Exercise goal: Images are not part of the copy; transcribe all the data exactly.

Supplied material:
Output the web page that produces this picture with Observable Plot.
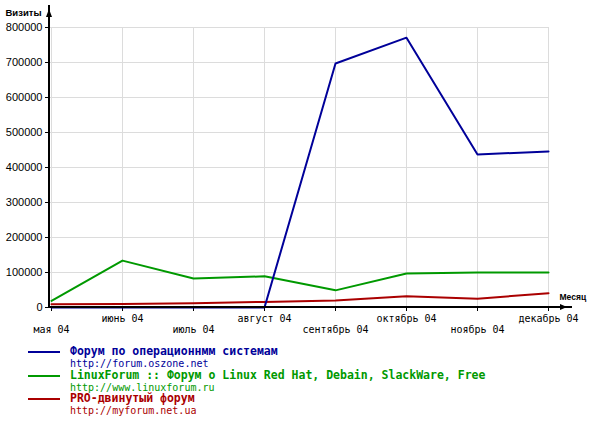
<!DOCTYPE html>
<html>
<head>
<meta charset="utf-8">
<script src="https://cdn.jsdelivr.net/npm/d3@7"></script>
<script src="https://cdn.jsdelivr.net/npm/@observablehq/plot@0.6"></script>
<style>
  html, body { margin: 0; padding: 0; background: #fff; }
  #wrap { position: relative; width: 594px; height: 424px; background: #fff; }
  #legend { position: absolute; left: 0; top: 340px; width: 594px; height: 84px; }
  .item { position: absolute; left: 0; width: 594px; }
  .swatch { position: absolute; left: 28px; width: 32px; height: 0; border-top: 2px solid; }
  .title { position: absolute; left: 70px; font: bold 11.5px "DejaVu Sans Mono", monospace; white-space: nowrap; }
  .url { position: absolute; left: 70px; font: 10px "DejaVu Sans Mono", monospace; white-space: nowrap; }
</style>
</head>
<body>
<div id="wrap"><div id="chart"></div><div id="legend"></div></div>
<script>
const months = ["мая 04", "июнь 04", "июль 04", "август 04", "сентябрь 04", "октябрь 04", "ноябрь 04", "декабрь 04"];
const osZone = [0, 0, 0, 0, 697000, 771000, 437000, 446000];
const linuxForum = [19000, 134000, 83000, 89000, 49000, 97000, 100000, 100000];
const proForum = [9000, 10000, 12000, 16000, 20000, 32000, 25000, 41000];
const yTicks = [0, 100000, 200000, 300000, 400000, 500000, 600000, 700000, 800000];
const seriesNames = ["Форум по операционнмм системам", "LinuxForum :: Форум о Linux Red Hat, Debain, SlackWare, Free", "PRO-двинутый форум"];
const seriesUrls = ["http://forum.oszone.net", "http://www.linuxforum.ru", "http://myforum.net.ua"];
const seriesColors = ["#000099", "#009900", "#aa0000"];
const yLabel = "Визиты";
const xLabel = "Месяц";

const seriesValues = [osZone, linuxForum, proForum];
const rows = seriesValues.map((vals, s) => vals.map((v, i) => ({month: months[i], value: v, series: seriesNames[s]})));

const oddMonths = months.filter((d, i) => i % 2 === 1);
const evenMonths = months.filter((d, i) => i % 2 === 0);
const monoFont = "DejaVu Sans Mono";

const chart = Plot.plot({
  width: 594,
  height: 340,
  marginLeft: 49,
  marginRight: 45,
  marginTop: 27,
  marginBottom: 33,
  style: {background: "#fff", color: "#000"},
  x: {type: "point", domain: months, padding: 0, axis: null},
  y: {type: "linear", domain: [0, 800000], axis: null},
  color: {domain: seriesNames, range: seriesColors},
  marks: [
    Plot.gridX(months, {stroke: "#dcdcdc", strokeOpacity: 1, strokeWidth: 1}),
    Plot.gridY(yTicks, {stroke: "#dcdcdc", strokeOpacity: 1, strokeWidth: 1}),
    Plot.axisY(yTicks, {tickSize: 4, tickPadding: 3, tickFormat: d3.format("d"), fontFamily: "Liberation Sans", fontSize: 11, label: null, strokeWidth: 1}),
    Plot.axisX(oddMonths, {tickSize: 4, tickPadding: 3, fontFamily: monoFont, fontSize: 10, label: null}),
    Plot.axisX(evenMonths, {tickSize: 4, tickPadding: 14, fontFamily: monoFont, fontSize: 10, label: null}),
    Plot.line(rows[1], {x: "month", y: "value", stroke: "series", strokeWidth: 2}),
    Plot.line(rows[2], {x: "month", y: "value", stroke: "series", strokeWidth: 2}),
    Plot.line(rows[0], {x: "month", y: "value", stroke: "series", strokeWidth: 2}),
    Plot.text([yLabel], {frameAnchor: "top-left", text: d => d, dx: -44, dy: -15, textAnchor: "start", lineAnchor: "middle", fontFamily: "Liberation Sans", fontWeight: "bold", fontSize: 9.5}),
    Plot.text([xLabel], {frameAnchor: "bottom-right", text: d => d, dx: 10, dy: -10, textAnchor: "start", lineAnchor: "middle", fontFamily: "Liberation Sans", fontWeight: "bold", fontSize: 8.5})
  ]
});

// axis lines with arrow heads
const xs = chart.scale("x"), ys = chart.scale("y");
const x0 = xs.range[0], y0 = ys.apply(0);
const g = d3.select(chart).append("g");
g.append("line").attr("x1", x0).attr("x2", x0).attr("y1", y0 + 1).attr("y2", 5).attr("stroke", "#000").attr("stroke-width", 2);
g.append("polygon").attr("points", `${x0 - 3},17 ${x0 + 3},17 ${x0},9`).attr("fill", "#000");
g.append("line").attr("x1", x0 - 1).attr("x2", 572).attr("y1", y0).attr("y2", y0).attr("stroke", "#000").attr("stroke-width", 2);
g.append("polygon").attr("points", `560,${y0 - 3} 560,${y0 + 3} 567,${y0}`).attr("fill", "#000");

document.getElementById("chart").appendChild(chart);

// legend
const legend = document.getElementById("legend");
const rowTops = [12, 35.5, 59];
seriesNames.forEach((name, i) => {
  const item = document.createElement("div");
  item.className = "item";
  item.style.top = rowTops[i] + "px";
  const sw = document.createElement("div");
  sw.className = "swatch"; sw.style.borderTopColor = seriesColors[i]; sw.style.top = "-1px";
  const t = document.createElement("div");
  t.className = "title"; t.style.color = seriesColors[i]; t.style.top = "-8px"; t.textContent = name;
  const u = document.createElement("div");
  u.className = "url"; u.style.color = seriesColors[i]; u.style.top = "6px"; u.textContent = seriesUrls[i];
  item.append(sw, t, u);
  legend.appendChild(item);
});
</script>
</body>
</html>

Task response:
Output the web page that produces this picture with Observable Plot.
<!DOCTYPE html>
<html>
<head>
<meta charset="utf-8">
<script src="https://cdn.jsdelivr.net/npm/d3@7"></script>
<script src="https://cdn.jsdelivr.net/npm/@observablehq/plot@0.6"></script>
<style>
  html, body { margin: 0; padding: 0; background: #fff; }
  #wrap { position: relative; width: 594px; height: 424px; background: #fff; }
  #legend { position: absolute; left: 0; top: 340px; width: 594px; height: 84px; }
  .item { position: absolute; left: 0; width: 594px; }
  .swatch { position: absolute; left: 28px; width: 32px; height: 0; border-top: 2px solid; }
  .title { position: absolute; left: 70px; font: bold 11.5px "DejaVu Sans Mono", monospace; white-space: nowrap; }
  .url { position: absolute; left: 70px; font: 10px "DejaVu Sans Mono", monospace; white-space: nowrap; }
</style>
</head>
<body>
<div id="wrap"><div id="chart"></div><div id="legend"></div></div>
<script>
const months = ["мая 04", "июнь 04", "июль 04", "август 04", "сентябрь 04", "октябрь 04", "ноябрь 04", "декабрь 04"];
const osZone = [0, 0, 0, 0, 697000, 771000, 437000, 446000];
const linuxForum = [19000, 134000, 83000, 89000, 49000, 97000, 100000, 100000];
const proForum = [9000, 10000, 12000, 16000, 20000, 32000, 25000, 41000];
const yTicks = [0, 100000, 200000, 300000, 400000, 500000, 600000, 700000, 800000];
const seriesNames = ["Форум по операционнмм системам", "LinuxForum :: Форум о Linux Red Hat, Debain, SlackWare, Free", "PRO-двинутый форум"];
const seriesUrls = ["http://forum.oszone.net", "http://www.linuxforum.ru", "http://myforum.net.ua"];
const seriesColors = ["#000099", "#009900", "#aa0000"];
const yLabel = "Визиты";
const xLabel = "Месяц";

const seriesValues = [osZone, linuxForum, proForum];
const rows = seriesValues.map((vals, s) => vals.map((v, i) => ({month: months[i], value: v, series: seriesNames[s]})));

const oddMonths = months.filter((d, i) => i % 2 === 1);
const evenMonths = months.filter((d, i) => i % 2 === 0);
const monoFont = "DejaVu Sans Mono";

const chart = Plot.plot({
  width: 594,
  height: 340,
  marginLeft: 49,
  marginRight: 45,
  marginTop: 27,
  marginBottom: 33,
  style: {background: "#fff", color: "#000"},
  x: {type: "point", domain: months, padding: 0, axis: null},
  y: {type: "linear", domain: [0, 800000], axis: null},
  color: {domain: seriesNames, range: seriesColors},
  marks: [
    Plot.gridX(months, {stroke: "#dcdcdc", strokeOpacity: 1, strokeWidth: 1}),
    Plot.gridY(yTicks, {stroke: "#dcdcdc", strokeOpacity: 1, strokeWidth: 1}),
    Plot.axisY(yTicks, {tickSize: 4, tickPadding: 3, tickFormat: d3.format("d"), fontFamily: "Liberation Sans", fontSize: 11, label: null, strokeWidth: 1}),
    Plot.axisX(oddMonths, {tickSize: 4, tickPadding: 3, fontFamily: monoFont, fontSize: 10, label: null}),
    Plot.axisX(evenMonths, {tickSize: 4, tickPadding: 14, fontFamily: monoFont, fontSize: 10, label: null}),
    Plot.line(rows[1], {x: "month", y: "value", stroke: "series", strokeWidth: 2}),
    Plot.line(rows[2], {x: "month", y: "value", stroke: "series", strokeWidth: 2}),
    Plot.line(rows[0], {x: "month", y: "value", stroke: "series", strokeWidth: 2}),
    Plot.text([yLabel], {frameAnchor: "top-left", text: d => d, dx: -44, dy: -15, textAnchor: "start", lineAnchor: "middle", fontFamily: "Liberation Sans", fontWeight: "bold", fontSize: 9.5}),
    Plot.text([xLabel], {frameAnchor: "bottom-right", text: d => d, dx: 10, dy: -10, textAnchor: "start", lineAnchor: "middle", fontFamily: "Liberation Sans", fontWeight: "bold", fontSize: 8.5})
  ]
});

// axis lines with arrow heads
const xs = chart.scale("x"), ys = chart.scale("y");
const x0 = xs.range[0], y0 = ys.apply(0);
const g = d3.select(chart).append("g");
g.append("line").attr("x1", x0).attr("x2", x0).attr("y1", y0 + 1).attr("y2", 5).attr("stroke", "#000").attr("stroke-width", 2);
g.append("polygon").attr("points", `${x0 - 3},17 ${x0 + 3},17 ${x0},9`).attr("fill", "#000");
g.append("line").attr("x1", x0 - 1).attr("x2", 572).attr("y1", y0).attr("y2", y0).attr("stroke", "#000").attr("stroke-width", 2);
g.append("polygon").attr("points", `560,${y0 - 3} 560,${y0 + 3} 567,${y0}`).attr("fill", "#000");

document.getElementById("chart").appendChild(chart);

// legend
const legend = document.getElementById("legend");
const rowTops = [12, 35.5, 59];
seriesNames.forEach((name, i) => {
  const item = document.createElement("div");
  item.className = "item";
  item.style.top = rowTops[i] + "px";
  const sw = document.createElement("div");
  sw.className = "swatch"; sw.style.borderTopColor = seriesColors[i]; sw.style.top = "-1px";
  const t = document.createElement("div");
  t.className = "title"; t.style.color = seriesColors[i]; t.style.top = "-8px"; t.textContent = name;
  const u = document.createElement("div");
  u.className = "url"; u.style.color = seriesColors[i]; u.style.top = "6px"; u.textContent = seriesUrls[i];
  item.append(sw, t, u);
  legend.appendChild(item);
});
</script>
</body>
</html>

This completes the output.